GUEST BLOG | December 13, 2022

Interdependencies – Handshakes Between Critical Infrastructures | Ernie Hayden

As of this writing, the United States was recently threatened by a major railroad union strike. The railroads are a major element of the country’s critical infrastructure. Their shutdown could lead to multiple, cascading impacts on the delivery of goods and services, not only in the US but also in Canada and Mexico. Shipping lines could also be impacted by a railroad strike, since they will not be able to receive or offload containers and cargo to and from rail cars.

Per a CNN article, a rail strike would cost the US economy about $1 billion  in the first week, according to the Association of American Railroads. The ripple effect of a shipping stoppage of that magnitude could lead to global food shortages and more: the American Chemistry Council said that around $2.8 billion in chemical shipments would be impacted each week. A separate article by the Association of American Railroads also outlines how other transportation and logistics partners are not positioned to take up the slack left by a railroad strike to keep goods moving efficiently across the nation, should a service interruption occur. Specifically, in the first half of 2022, more than 75,000 rail shipments began their journey each day; in the event of a shutdown, these shipments would sit idle.

This scenario demonstrates the fundamental concept of cascading issues following the failure of one element of the country’s critical infrastructure.
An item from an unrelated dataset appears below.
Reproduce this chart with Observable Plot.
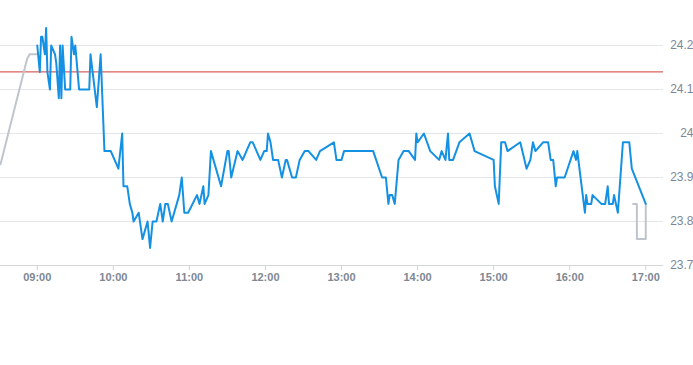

This demonstrates the interdependencies in play between transportation, manufacturing, chemical production, and other vital systems.

What is Critical Infrastructure?

The concept of infrastructure in the United States began around 1983. The infrastructure under discussion included highways, public transit, wastewater treatment, water resources, air traffic control, airports, and municipal water supplies. However, these were not given the attribute of “critical.”

From 1983 until 2013, the US government formed policies and held discussions regarding infrastructure and “critical infrastructure” occurred. There were multiple iterations that are beyond the scope of this article; however, the US government perspective of “critical infrastructure” being used today in 2022 was laid out by the Obama Administration in Presidential Policy Directive 21 and Executive Order 13636.

These policy documents identified a list of US infrastructure that should be considered “…so vital to the United States that the incapacity or destruction of such systems and assets would have a debilitating impact on security; national economic security; national public health or safety; or any combination of those matters.”[1]

The following are the 16 specifically identified sectors in the US Critical Infrastructure hierarchy:

  • Chemical Sector
  • Commercial Facilities Sector
  • Communications Sector
  • Critical Manufacturing Sector
  • Dams Sector
  • Defense Industrial Base Sector
  • Emergency Services Sector
  • Energy Sector
  • Financial Services Sector
  • Food and Agriculture Sector
  • Government Facilities Sector
  • Healthcare and Public Health Sector
  • Information Technology Sector
  • Nuclear Reactors, Materials, and Waste Sector
  • Transportation Systems Sector
  • Water and Wastewater Systems Sector

These appear in graphic format at the US Department of Homeland Security Cybersecurity & Infrastructure Security Agency (CISA) website.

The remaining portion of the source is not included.